STOCKHOLM (Reuters) - Industrial technology group Hexagon (HEXAb.ST) on Wednesday said it had initiated a company-wide cost savings programme due to the COVID-19 pandemic, as it reported quarterly core earnings in line with market expectations.
The maker of measurement and positioning systems and software said organic sales had dropped 7% in the first quarter, citing customer disruptions due to lock downs and government restrictions as the main factor.
“In the light of the COVID-19 pandemic, Hexagon has initiated measures to accelerate operational efficiencies to support its long-term financial objectives,” the company said in a statement.

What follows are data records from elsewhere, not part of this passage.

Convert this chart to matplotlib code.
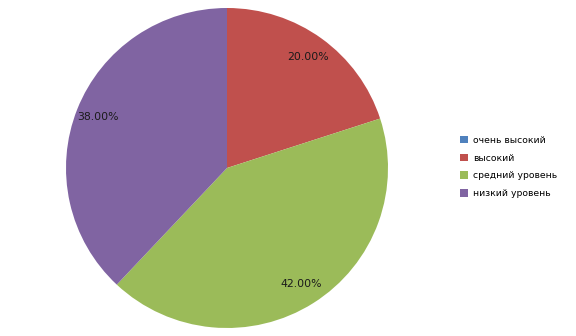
import matplotlib.pyplot as plt
from matplotlib.patches import Patch

labels = ['очень высокий', 'высокий', 'средний уровень', 'низкий уровень']
values = [0, 20, 42, 38]
colors = ['#4F81BD', '#C0504D', '#9BBB59', '#8064A2']

fig = plt.figure(figsize=(5.76, 3.36), dpi=100)
ax = fig.add_axes([(227 - 161) / 576, (336 - 328) / 336, 322 / 576, 320 / 336])

def pct(p):
    return '%.2f%%' % p if p > 0.5 else ''

wedges, texts, autotexts = ax.pie(values, colors=colors, startangle=90, counterclock=False,
                                  autopct=pct, pctdistance=0.86,
                                  textprops={'fontsize': 7.8, 'color': '#1a1a1a'})
ax.set_aspect('auto')
ax.set_xlim(-1, 1)
ax.set_ylim(-1, 1)

handles = [Patch(facecolor=c, edgecolor='none') for c in colors]
fig.legend(handles, labels, loc='center left', bbox_to_anchor=(456 / 576, 1 - 167 / 336),
           frameon=False, fontsize=6.7, handlelength=0.85, handleheight=0.85,
           handletextpad=0.6, labelspacing=0.95, borderaxespad=0)

fig.savefig('out.png', dpi=100)
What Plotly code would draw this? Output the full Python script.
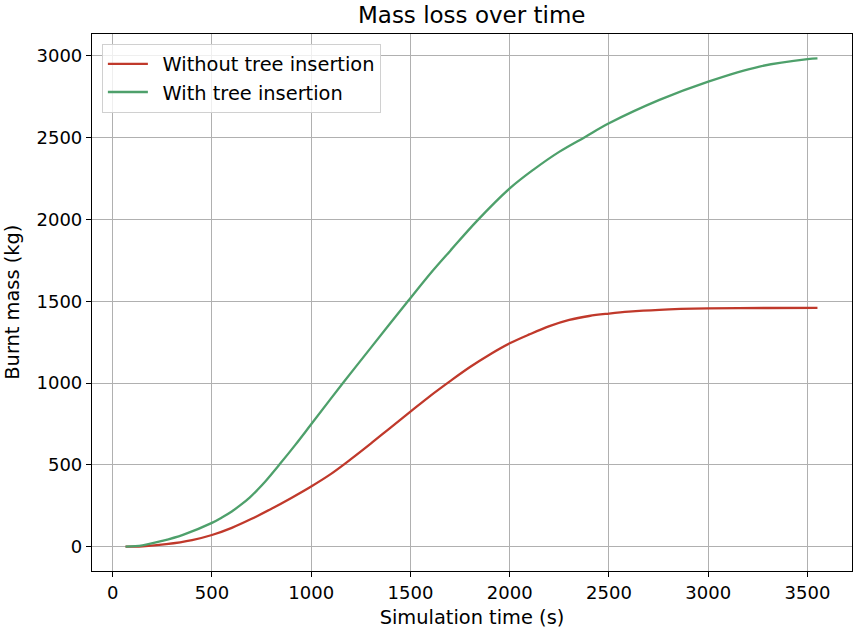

It said it had taken short-term actions including reduced work weeks and furloughs, and had also started long-term measures such as reallocating resources to new business opportunities and staff cuts, reflecting “more enduring changes in market demand and revenue mix”.
Hexagon said it would take a one-off charge of around 135 million euros during the second quarter, with the cost-cutting measures seen resulting in annualised savings of around
125-150 million by the end of 2020.
Hexagon shares rose after the news and were up 2.9% by 1149 GMT.
First-quarter operating earnings at the Swedish group fell to 192 million euros($208 million), down from 221 million in the year-earlier quarter, and in line with the 191 million mean analyst forecast in a Refinitiv poll.
Hexagon’s sensors and software are used for measurement and quality inspection in manufacturing processes and engineering plant design, and also in areas such as infrastructure planning, construction, mining, agriculture and energy.